Garbage Days Revisited #82: Strawberry Switchblade - "Strawberry Switchblade" (1985)
"Well maybe this could be the ending, there's nothing left of you/A hundred wishes couldn't save you...and I don't want to" - Strawberry Switchblade - Since Yesterday
Ah yes, the world of the one hit wonder. It's often the premise of novelty bands who hop on to a particular trend at a certain optimum moment in time and ride the wave to a solitary smash before promptly disappearing soon afterwards. But scratch beneath the surface and sometimes you'll find some genuinely good bands who undeservedly never quite broke beyond that one initial hit.
Glasgow's Strawberry Switchblade are one such case with their 1985 Top 5 hit Since Yesterday being what they're probably best remembered for. A sublime slice of bubblegum pop with doomy goth undertones (I was convinced for ages it was about suicide, it turns out it's about the aftermath of a nuclear apocalypse. Cheerful stuff I think we can all agree), it's pretty much unique for its time period and deserves to be remembered as a bit of a semi-forgotten classic. Like Voice of the Beehive's more morbid older sisters or a less histrionic Shakespear's Sister, there's something just genuinely undeniably good about it. I mean, I've never made any secret of the fact that I'm a bit of a sucker for bright cheerful pop songs that disguise some genuinely dark lyrics underneath and Since Yesterday is pretty much up there with the Electric Angels' first album as a masterclass in this sort of songwriting.
Strawberry Switchblade were formed in the early '80s and were initially part of the proto-C86 scene that spawned the likes of Orange Juice and Aztec Camera. They were also friendly with a lot of the Liverpool indie crowd of the time including Echo and the Bunnymen and the Teardrop Explodes - the group were initially signed to Zoo Records which was co-run by a pre-KLF Bill Drummond and the Teardrops' Dave Balfe before he moved on to set up Food records and their debut single Trees And Flowers came out on an indie run by the Bunnymen's Will Sergeant. It's safe to say that Trees And Flowers is a bit of a different proposition to Since Yesterday, written by guitarist Jill Bryson about her agoraphobia it's a genuinely unsettling slice of semi-acoustic indie.
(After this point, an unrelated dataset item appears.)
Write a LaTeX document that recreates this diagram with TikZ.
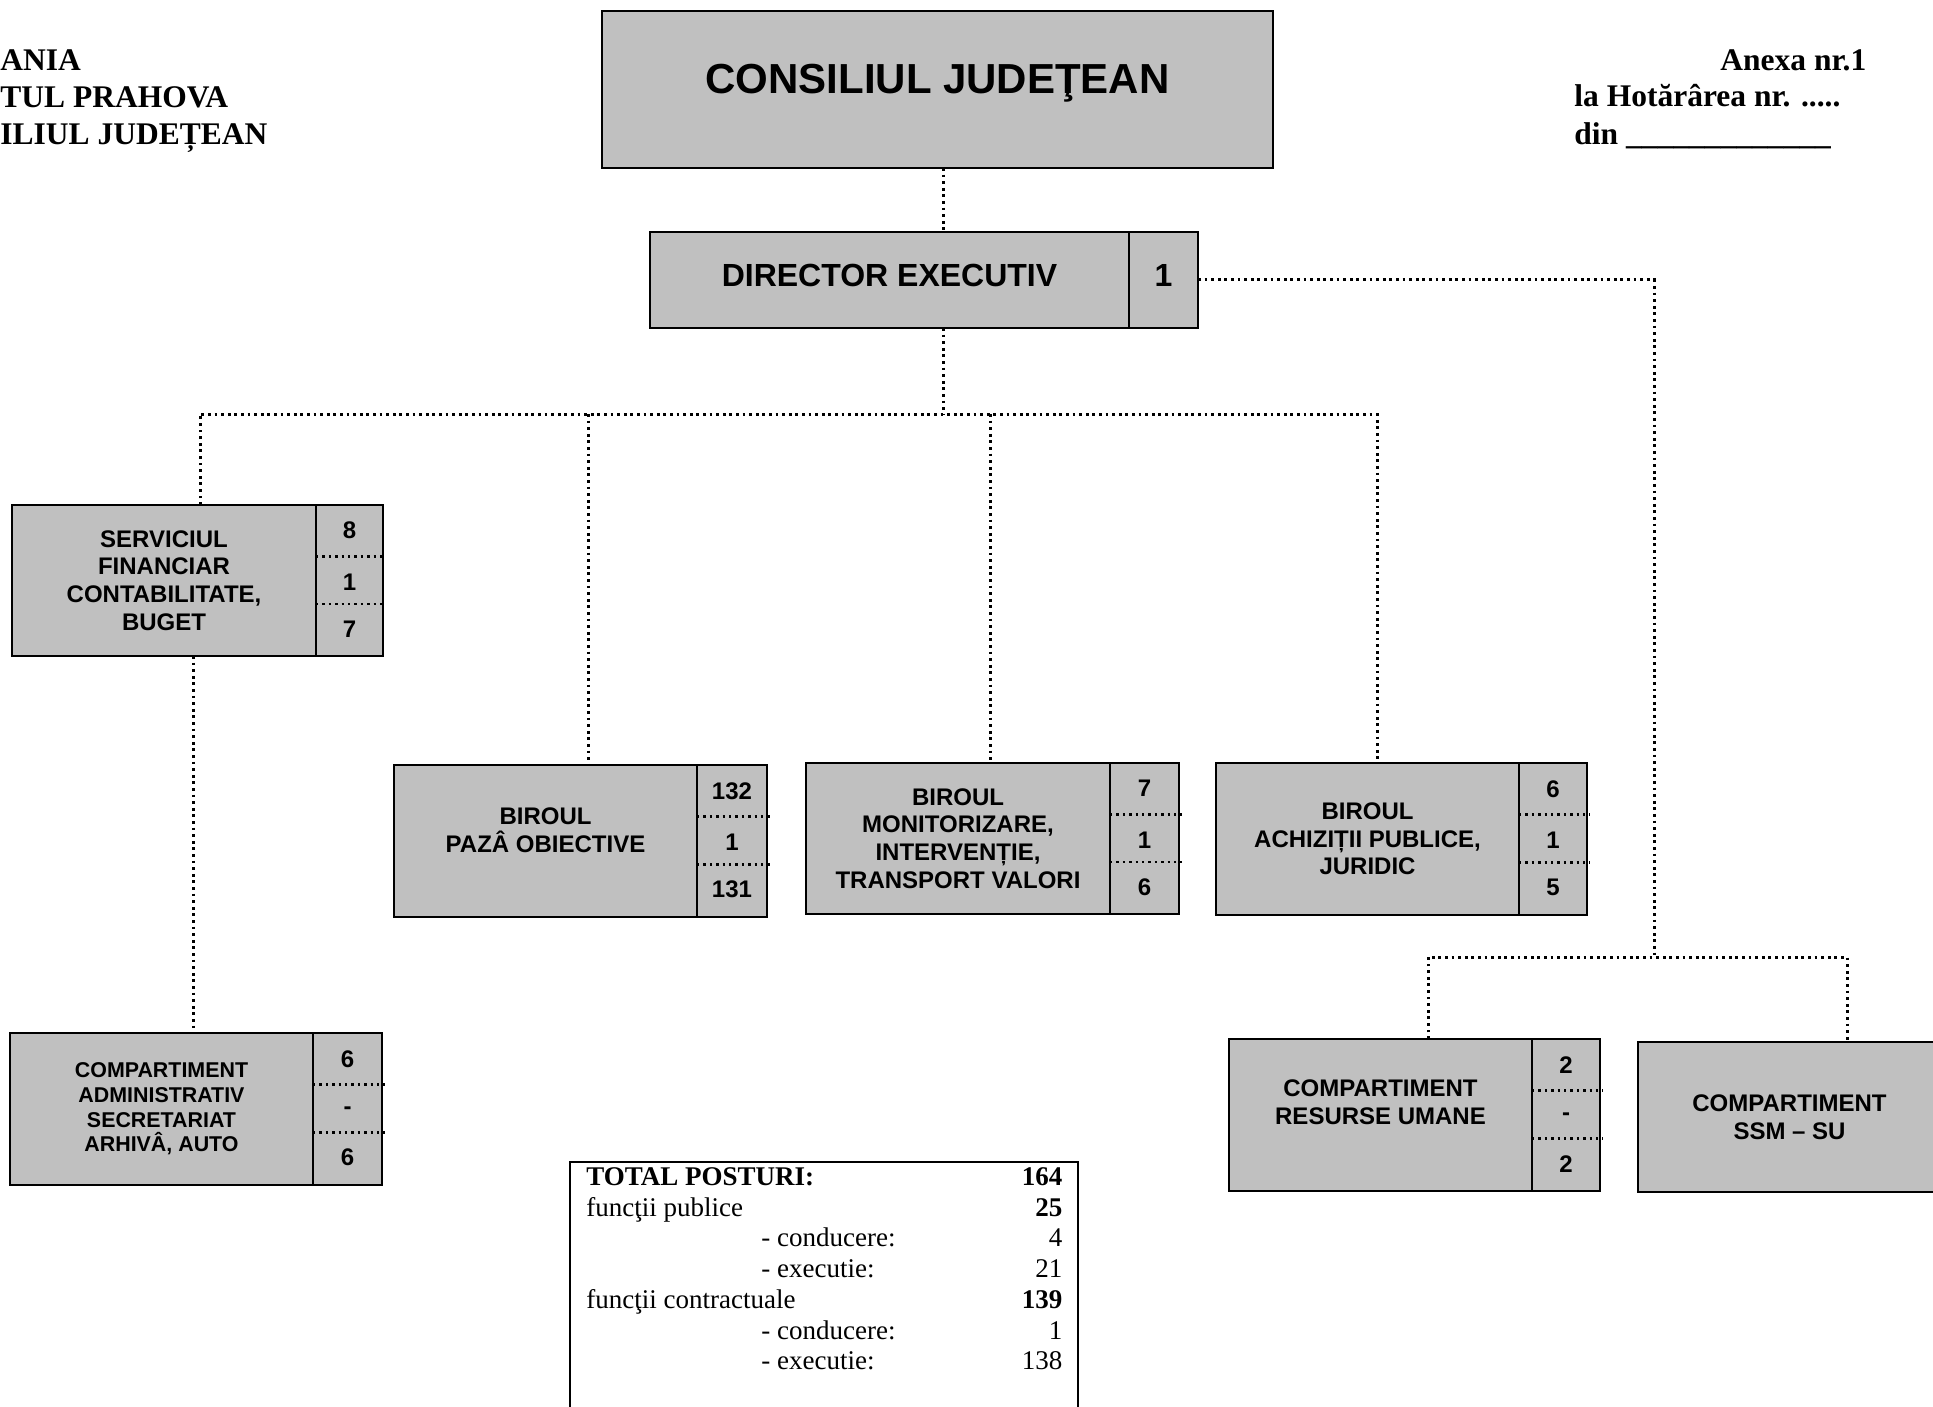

During 1983-84 though, the group would hone their sound, slimming down from a four-piece to a duo of Bryson and singer Rose McDowall. They would move up to the majors with Warner subsidiary Korova who would put out Since Yesterday in late 1984. It climbed the charts painfully slowly but over the quiet Christmas period, it managed to nudge up just enough places to enter the Top 40 after stalling outside it for most of December and earned the group a Top of the Pops appearance which well and truly pushed it above ground and gave the group a Top 5 hit.
It would be enough to persuade Korova to let the girls record a full album which did respectably enough, making the Top 30, but further hit singles weren't forthcoming - second single Let Her Go stalled in the lower reaches of the Top 60 and even the emergency measure of putting out an electro-pop cover of Dolly Parton's Jolene couldn't save them as it missed the Top 40 as well. The group would start sessions for a proposed second album but Bryson would leave the band in 1986 and Cut With The Cake Knife would eventually emerge as a McDowall solo album a couple of years later.
All of which just leaves that debut album and it's a real shame it kind of slipped out only to be soon forgotten about as it proves that Strawberry Switchblade were about far more than that one song. Carrying on the vibe of the single, it's pop with a dark heart beating at the centre of it from the sinister Deep Water to the mournful ode to a condemned house, 10 James Orr Street. Oh sure, there's a couple of moments where the pop part of the equation is pushed to the fore a bit too much and the songs end up jarring with the overall feel of the album but Strawberry Switchblade certainly doesn't feel like an afterthought album designed to capitalise on a one hit wonder band, more like a genuinely accomplished slice of dark pop music which should have been the start of something great. A real shame that it wasn't.
McDowall would continue making music through the '80s and '90s although she would let the dark side of her personality well and truly come to the fore by collaborating with the likes of Psychic TV and numerous dark neo-folk bands. The Scottish indie Ann Boleyn from Hellion? Sounds daft but it's not a million miles off. This interview is certainly a bit of an eye-opener. Bryson meanwhile has also returned to songwriting in recent years.
In the end though, both Bryson and McDowall can rest easy knowing that, in Strawberry Switchblade, they came up with a great dark-pop album which mixes light and shade devastatingly well at times. It’s certainly so much more than just an afterthought for a one hit wonder group and it deserves a lot more respect than it gets.